— start Source records —

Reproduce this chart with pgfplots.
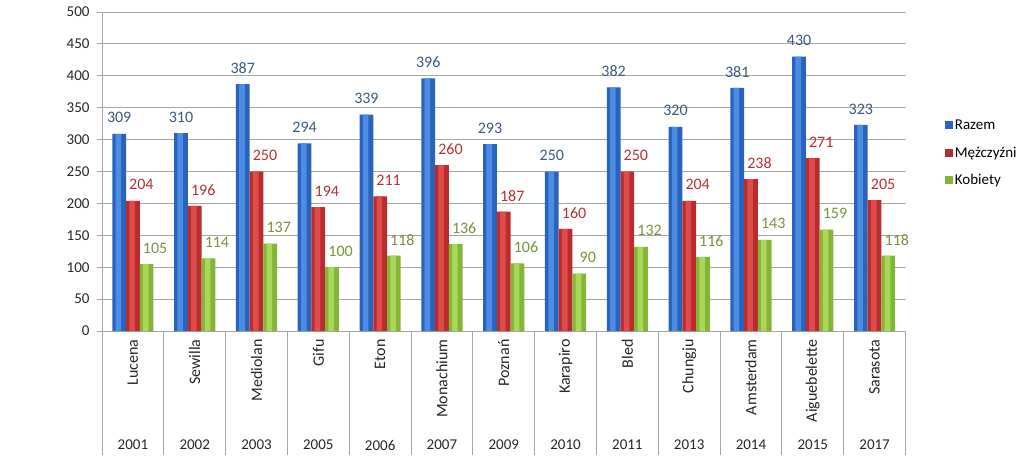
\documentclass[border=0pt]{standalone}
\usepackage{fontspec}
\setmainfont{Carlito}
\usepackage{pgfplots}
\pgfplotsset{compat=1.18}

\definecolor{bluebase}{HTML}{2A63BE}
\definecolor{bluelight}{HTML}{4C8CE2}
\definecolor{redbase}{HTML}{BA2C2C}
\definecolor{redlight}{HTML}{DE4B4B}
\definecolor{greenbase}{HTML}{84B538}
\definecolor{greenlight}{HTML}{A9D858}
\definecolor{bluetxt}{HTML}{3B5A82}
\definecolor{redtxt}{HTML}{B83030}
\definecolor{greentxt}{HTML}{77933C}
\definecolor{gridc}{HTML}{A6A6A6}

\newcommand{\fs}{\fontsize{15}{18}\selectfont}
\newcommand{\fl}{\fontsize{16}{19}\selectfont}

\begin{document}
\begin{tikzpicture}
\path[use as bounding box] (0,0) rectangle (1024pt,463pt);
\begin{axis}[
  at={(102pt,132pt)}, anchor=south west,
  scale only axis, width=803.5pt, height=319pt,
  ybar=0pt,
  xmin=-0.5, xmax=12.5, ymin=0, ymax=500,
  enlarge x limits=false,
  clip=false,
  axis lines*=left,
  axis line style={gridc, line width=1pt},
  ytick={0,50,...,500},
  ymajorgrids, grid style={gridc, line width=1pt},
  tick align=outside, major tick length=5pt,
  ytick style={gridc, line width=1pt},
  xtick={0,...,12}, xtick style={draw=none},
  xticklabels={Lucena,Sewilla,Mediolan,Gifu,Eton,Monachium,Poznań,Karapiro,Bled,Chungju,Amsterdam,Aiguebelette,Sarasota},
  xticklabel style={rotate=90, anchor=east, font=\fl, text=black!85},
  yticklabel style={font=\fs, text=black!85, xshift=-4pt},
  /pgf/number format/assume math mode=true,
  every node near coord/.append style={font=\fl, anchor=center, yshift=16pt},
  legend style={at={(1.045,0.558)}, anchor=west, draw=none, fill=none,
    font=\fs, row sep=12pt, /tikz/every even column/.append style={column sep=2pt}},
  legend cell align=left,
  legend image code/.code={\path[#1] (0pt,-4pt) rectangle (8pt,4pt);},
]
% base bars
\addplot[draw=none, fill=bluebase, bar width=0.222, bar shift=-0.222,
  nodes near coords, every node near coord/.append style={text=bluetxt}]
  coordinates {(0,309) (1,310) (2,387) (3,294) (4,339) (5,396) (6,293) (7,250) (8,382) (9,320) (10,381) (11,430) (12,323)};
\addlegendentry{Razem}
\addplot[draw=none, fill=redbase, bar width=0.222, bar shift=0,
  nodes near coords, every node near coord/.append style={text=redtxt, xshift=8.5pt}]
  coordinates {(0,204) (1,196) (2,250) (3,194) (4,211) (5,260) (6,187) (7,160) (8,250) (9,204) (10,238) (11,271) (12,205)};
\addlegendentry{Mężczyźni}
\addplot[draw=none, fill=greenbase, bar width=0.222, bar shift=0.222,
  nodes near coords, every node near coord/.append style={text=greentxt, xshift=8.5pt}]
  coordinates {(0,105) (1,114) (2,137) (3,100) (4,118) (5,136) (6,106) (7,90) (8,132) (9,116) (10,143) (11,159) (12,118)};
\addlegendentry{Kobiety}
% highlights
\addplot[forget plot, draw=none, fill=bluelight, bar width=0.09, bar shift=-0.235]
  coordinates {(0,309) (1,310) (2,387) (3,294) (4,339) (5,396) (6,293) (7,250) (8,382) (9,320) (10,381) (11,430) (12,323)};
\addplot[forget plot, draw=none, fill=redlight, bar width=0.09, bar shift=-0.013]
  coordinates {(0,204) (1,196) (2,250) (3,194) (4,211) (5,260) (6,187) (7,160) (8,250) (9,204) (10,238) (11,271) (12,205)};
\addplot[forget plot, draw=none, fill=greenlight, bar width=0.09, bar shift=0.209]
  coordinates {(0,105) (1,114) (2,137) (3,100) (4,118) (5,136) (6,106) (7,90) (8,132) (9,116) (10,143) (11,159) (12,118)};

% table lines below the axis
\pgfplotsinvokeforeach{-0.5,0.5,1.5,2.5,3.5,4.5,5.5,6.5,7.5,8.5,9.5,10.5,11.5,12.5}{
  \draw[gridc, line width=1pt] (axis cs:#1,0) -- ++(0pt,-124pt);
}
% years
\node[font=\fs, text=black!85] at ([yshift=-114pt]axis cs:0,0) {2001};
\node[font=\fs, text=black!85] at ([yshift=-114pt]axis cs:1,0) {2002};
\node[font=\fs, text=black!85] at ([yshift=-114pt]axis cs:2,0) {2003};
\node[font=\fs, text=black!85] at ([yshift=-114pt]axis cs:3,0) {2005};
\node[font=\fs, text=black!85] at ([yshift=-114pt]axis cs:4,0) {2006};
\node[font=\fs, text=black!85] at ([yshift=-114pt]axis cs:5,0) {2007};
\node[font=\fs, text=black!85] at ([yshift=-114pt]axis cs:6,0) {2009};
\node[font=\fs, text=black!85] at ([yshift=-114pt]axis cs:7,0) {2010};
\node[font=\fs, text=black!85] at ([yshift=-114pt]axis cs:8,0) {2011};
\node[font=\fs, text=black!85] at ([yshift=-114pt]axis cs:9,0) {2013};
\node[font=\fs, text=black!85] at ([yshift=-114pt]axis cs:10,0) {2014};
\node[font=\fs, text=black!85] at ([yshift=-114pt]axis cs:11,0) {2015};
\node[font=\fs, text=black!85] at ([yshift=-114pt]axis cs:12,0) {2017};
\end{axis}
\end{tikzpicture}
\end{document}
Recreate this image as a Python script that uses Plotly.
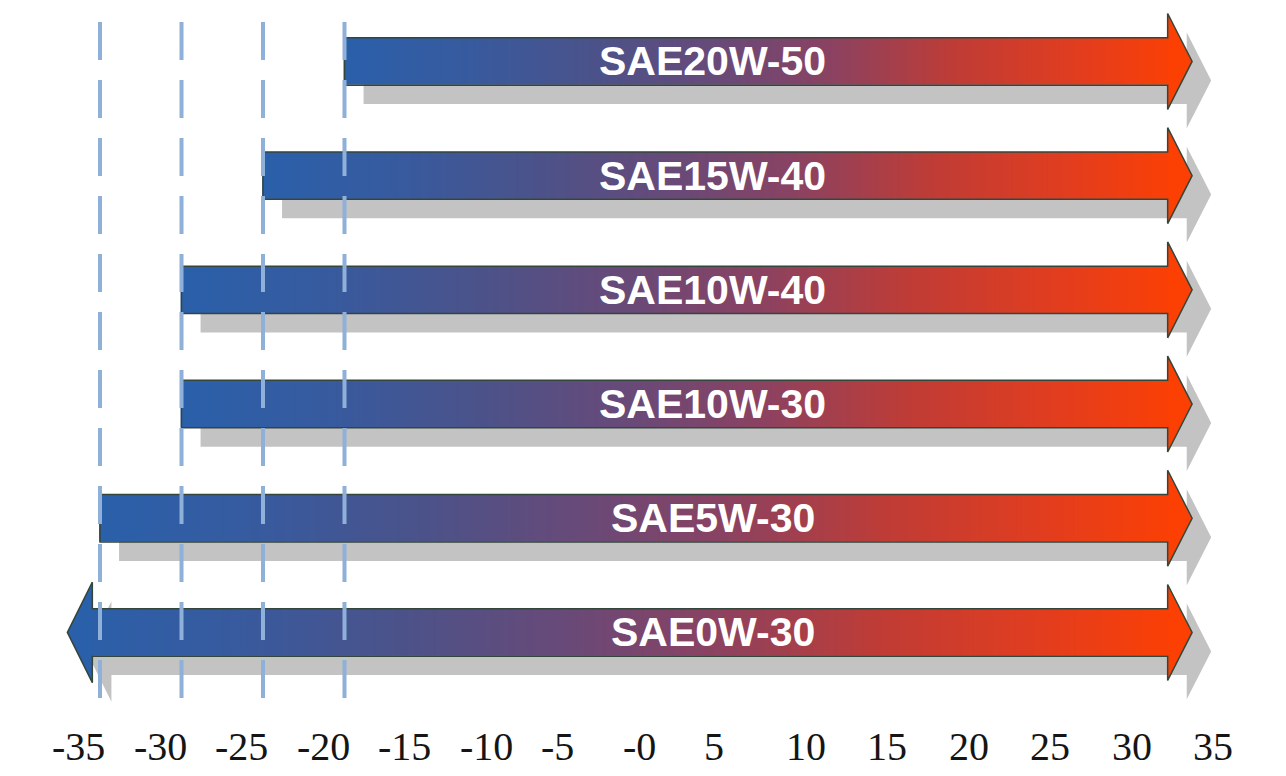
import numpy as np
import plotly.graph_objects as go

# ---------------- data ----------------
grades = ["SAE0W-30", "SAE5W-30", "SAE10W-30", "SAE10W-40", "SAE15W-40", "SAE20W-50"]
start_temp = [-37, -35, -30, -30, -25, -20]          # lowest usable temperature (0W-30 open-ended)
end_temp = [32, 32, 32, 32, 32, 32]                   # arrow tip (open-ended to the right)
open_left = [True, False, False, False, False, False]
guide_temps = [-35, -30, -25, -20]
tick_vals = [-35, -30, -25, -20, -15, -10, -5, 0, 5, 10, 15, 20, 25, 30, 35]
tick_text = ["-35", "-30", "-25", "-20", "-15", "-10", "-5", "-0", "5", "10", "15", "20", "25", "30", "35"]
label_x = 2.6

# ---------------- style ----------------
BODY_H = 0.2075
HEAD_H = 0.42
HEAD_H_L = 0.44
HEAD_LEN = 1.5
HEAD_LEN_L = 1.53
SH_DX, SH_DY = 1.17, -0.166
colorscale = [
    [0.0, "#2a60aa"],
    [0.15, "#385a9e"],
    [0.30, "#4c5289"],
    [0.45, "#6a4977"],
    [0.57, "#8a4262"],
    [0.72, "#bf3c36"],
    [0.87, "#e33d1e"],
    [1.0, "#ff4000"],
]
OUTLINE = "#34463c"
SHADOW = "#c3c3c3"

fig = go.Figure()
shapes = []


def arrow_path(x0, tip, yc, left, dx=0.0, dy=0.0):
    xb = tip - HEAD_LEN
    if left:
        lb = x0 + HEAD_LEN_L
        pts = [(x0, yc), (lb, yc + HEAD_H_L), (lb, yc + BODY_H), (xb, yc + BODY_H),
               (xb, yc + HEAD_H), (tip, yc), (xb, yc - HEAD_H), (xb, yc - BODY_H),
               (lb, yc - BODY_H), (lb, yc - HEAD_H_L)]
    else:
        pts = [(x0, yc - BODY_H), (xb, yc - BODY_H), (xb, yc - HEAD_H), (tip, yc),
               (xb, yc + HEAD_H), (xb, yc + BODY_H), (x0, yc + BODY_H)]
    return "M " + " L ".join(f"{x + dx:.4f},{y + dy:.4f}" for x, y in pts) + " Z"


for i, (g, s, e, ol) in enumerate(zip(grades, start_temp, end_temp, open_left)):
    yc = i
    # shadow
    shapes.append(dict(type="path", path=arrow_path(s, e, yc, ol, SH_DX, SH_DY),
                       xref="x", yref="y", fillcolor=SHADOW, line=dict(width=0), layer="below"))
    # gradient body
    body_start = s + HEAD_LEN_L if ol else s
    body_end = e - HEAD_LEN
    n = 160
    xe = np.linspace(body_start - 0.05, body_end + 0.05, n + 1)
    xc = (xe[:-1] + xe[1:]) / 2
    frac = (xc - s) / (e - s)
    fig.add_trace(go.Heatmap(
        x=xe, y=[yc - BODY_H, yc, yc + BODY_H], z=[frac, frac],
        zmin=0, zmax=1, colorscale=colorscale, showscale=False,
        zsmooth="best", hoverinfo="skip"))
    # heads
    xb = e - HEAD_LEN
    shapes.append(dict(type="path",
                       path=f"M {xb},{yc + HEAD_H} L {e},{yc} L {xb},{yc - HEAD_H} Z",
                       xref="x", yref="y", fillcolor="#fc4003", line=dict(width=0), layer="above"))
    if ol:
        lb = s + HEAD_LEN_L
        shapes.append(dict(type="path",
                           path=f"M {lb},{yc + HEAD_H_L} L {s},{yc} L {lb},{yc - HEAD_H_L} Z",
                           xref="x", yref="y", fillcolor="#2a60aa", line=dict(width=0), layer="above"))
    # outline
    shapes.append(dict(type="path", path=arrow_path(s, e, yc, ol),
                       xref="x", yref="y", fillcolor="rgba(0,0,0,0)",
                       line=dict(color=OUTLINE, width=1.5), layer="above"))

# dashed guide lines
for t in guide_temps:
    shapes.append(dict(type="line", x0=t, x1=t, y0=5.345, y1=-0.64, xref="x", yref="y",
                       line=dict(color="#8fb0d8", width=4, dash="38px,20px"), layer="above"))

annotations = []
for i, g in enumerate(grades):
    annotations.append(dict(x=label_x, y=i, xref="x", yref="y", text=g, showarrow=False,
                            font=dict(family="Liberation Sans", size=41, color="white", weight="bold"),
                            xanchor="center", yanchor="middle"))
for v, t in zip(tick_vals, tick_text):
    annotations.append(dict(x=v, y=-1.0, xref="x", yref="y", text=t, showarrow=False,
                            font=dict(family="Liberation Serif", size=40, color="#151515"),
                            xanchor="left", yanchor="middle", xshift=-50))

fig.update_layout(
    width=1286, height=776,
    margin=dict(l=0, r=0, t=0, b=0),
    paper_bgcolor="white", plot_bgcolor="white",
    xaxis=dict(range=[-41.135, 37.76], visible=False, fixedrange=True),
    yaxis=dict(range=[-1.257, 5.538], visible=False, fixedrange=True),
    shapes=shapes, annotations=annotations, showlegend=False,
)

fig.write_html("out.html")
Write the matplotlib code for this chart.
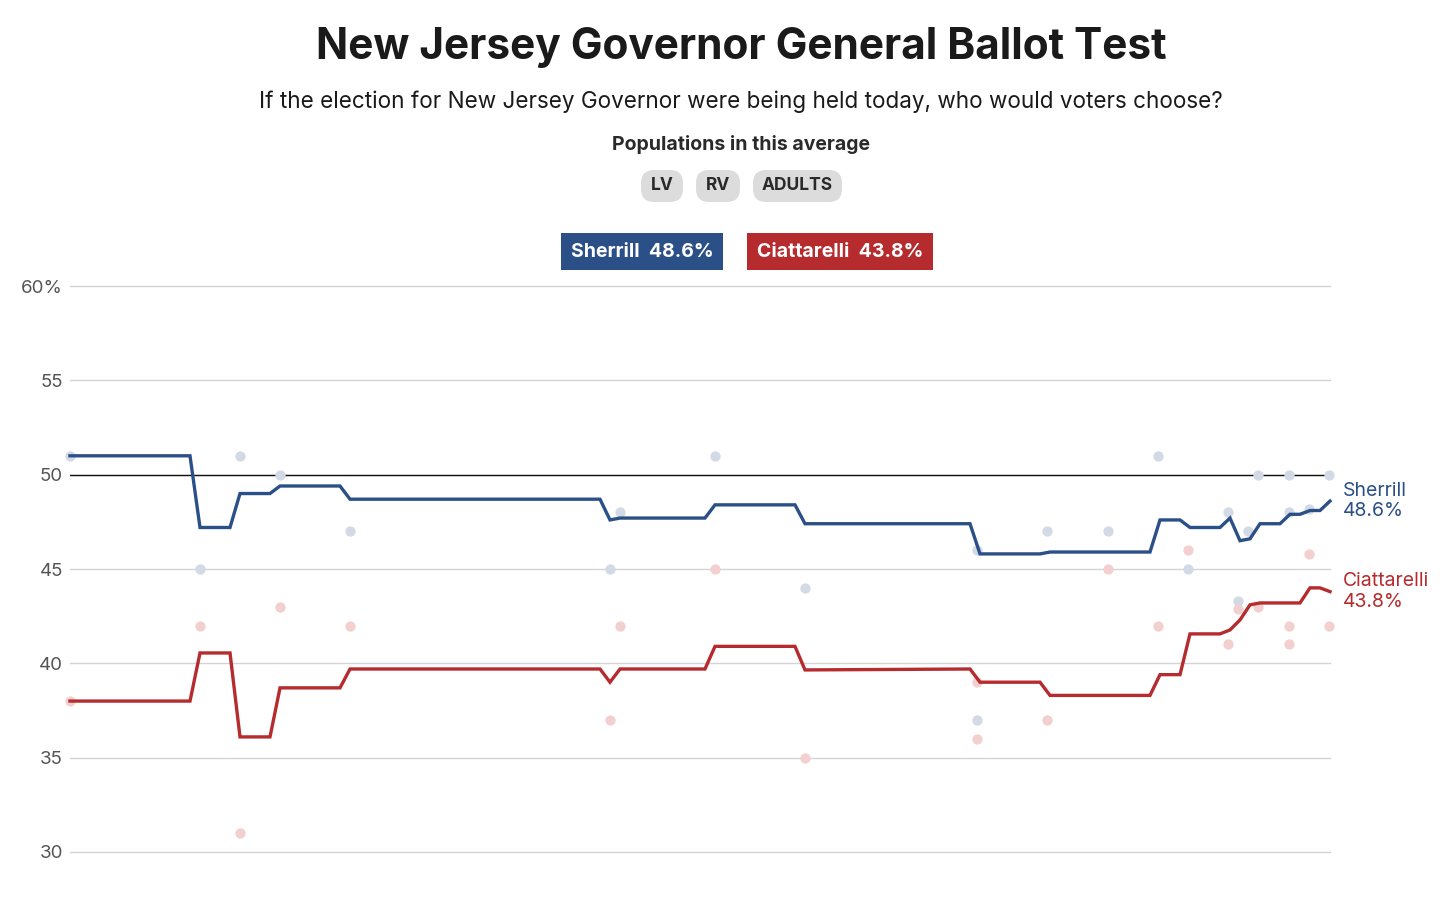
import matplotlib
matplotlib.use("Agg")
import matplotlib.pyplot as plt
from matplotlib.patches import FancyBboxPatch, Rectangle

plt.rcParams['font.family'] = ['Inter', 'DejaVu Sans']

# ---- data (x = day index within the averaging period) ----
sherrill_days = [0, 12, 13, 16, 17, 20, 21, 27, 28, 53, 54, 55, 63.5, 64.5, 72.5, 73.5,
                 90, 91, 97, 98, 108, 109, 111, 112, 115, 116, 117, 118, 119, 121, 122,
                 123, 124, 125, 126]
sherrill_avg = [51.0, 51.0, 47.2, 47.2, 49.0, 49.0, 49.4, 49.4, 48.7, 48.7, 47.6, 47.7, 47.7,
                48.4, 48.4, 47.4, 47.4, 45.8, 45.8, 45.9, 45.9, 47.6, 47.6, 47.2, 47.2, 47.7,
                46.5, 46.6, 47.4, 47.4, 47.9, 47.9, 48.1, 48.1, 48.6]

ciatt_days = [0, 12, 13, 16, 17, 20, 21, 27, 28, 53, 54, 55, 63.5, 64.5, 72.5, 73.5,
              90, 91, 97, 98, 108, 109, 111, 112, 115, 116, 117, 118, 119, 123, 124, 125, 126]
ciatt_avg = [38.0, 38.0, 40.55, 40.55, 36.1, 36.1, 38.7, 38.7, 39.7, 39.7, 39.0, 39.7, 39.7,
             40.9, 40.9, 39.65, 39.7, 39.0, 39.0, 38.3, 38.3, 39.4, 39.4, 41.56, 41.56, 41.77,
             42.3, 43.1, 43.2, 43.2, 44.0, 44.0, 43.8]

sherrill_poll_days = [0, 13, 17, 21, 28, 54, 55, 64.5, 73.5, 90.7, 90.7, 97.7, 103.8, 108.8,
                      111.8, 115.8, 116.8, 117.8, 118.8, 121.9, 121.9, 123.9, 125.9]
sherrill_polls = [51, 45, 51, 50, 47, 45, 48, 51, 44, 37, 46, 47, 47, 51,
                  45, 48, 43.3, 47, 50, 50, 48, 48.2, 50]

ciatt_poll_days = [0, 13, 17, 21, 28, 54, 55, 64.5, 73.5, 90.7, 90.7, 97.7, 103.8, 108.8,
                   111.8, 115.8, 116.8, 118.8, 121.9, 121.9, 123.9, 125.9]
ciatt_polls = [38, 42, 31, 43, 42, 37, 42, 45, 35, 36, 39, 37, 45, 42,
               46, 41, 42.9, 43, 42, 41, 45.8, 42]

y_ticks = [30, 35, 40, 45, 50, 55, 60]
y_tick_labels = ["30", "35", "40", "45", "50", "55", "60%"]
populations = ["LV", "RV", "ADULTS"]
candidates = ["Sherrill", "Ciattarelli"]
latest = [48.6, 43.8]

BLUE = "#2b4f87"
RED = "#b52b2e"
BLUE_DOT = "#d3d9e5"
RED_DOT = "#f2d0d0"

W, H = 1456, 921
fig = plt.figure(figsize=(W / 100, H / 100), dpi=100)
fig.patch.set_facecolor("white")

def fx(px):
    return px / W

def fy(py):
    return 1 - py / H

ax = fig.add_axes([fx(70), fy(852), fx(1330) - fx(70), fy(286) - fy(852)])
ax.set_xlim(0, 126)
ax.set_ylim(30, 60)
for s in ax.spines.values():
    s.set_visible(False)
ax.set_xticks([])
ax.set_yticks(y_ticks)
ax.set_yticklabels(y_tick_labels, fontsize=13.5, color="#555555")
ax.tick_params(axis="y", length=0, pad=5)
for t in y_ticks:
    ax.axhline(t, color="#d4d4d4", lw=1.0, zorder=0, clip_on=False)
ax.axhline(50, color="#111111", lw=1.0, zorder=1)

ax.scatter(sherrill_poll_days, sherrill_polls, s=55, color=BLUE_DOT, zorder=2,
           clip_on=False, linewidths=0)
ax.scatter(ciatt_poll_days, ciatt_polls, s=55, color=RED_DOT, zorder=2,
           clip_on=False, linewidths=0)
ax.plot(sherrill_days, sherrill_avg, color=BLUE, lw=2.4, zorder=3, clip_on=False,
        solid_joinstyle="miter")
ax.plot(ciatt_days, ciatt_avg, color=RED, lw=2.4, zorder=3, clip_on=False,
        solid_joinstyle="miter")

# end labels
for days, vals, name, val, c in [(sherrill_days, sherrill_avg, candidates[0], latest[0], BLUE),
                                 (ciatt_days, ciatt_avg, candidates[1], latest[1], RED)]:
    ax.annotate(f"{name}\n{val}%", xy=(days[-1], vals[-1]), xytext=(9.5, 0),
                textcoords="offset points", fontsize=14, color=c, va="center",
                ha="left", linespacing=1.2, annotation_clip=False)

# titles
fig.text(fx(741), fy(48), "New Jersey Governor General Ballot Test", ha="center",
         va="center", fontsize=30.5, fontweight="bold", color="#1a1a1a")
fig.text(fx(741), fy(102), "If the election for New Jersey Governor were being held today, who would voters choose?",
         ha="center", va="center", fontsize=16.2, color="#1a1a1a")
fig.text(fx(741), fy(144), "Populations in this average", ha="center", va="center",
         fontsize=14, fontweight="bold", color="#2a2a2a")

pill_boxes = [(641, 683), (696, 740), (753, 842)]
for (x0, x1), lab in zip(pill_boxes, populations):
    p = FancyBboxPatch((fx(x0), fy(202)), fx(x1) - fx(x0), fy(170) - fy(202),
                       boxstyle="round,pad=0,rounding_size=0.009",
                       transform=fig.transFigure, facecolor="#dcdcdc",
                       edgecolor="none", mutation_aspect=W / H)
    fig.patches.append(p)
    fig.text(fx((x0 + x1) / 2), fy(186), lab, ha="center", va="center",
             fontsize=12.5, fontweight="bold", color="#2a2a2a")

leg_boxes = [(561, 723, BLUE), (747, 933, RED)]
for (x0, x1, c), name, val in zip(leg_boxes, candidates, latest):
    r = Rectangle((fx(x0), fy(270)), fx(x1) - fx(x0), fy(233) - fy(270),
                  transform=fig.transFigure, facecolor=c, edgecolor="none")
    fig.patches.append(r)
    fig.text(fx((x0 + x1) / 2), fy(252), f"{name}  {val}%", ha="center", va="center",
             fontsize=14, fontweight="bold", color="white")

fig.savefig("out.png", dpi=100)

— end Source records —

> [What needs to be done] Looking at the records above, count the lines where the word "this" appears. State only the number.

> [Correct response] 4